Advise the children that air can be fun to play with even though it is invisible. Distribute large balloons. Have the children practice inflating and deflating them. While deflating them have the children put the balloon close to their face so that they can feel the air escaping. Ask the children what is in the balloon. Ask them can they see it when it is released.
Tell the children we are going to have even more fun with air. Ask them to raise their hand if they like to blow bubbles. Distribute soap mixture (2 teaspoons of liquid detergent to 1 cup of warm water) hangers, straws, funnels, cups etc. Have children practice making bubbles. Ask the children what is in the bubbles. Ask them can the see it once the bubble pops.
Learn a song about air.
WHERE IS AIR?
Where is air? Where is Air?
Here I am. Here I am.
You can’t see me but I’m here.
You can’t see me but I’m here.
Air, Air, Air.
Brainstorm other things that you can’t see but know are there. Visit an incinerator in your area.
Contact a public health official to come speak to your class about air pollution.
Students will be able to give at least one reason why cities have more air pollution than many rural or suburban towns.
The air we breathe,
by Enid Bloom, pictures of rural, suburban and urban settings, glass slides, Vaseline, microscope.
Show children various pictures of suburban, rural and urban towns including the photographs in the book
The air we breath.
Ask them to identify sources of pollution. Have children compare the pictures. Ask the children which pictures appear to have more sources of pollution. Ask them why they think this is so. List their responses.
Discuss the scientific method with the children: purpose, hypothesis, materials, procedure, conclusion and extension. Perform an experiment. Cover several glass microscope slides with Vaseline. Select several places to place them. rural area, suburban residential area, urban residential area and an urban industrial area. Leave your slides in the areas for at least 24 hours (don’t place them right after a rainfall because rain washes away pollutants from the air and into the ground). Collect your specimens. Predict which will have more dirt on them. Look at the slides under the microscope. Record and discuss the results.
Students will be able to identify one way in which they can help stop air pollution.
The air we breathe,
by Enid Bloom, poster board, paints, markers, pencils, paper, crayons, tape recorder, cassette tape.
In advance solicit parent volunteers to assist with centers. Prepare activities for the following centers: Computer Center, Advertisement Center, Radio Commercial Center, Video Commercial Center.

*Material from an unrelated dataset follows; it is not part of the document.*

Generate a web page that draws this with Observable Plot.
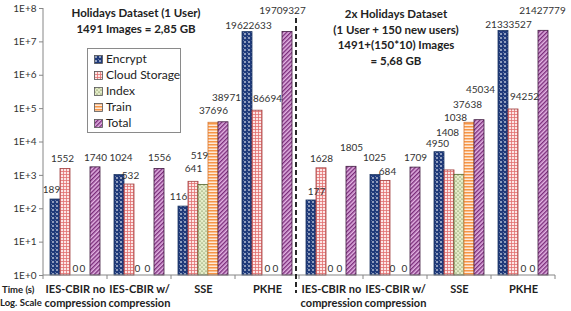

At the computer center have children write/dictate letters to the local board of alderman urging them to fight against air pollution.
At the advertisement center children will develop posters with anti air pollution messages, to be displayed in and around the school and community.
At the radio commercial center have children create and record a song with an anti air pollution message. Contact local radio stations to request it be played over the air.
At the video commercial center children will develop a video commercial with an anti air pollution message. Contact the local public television stations regarding filming and television exposure.
Rotate activities so that children have the opportunity to engage in as many of activities as they desire.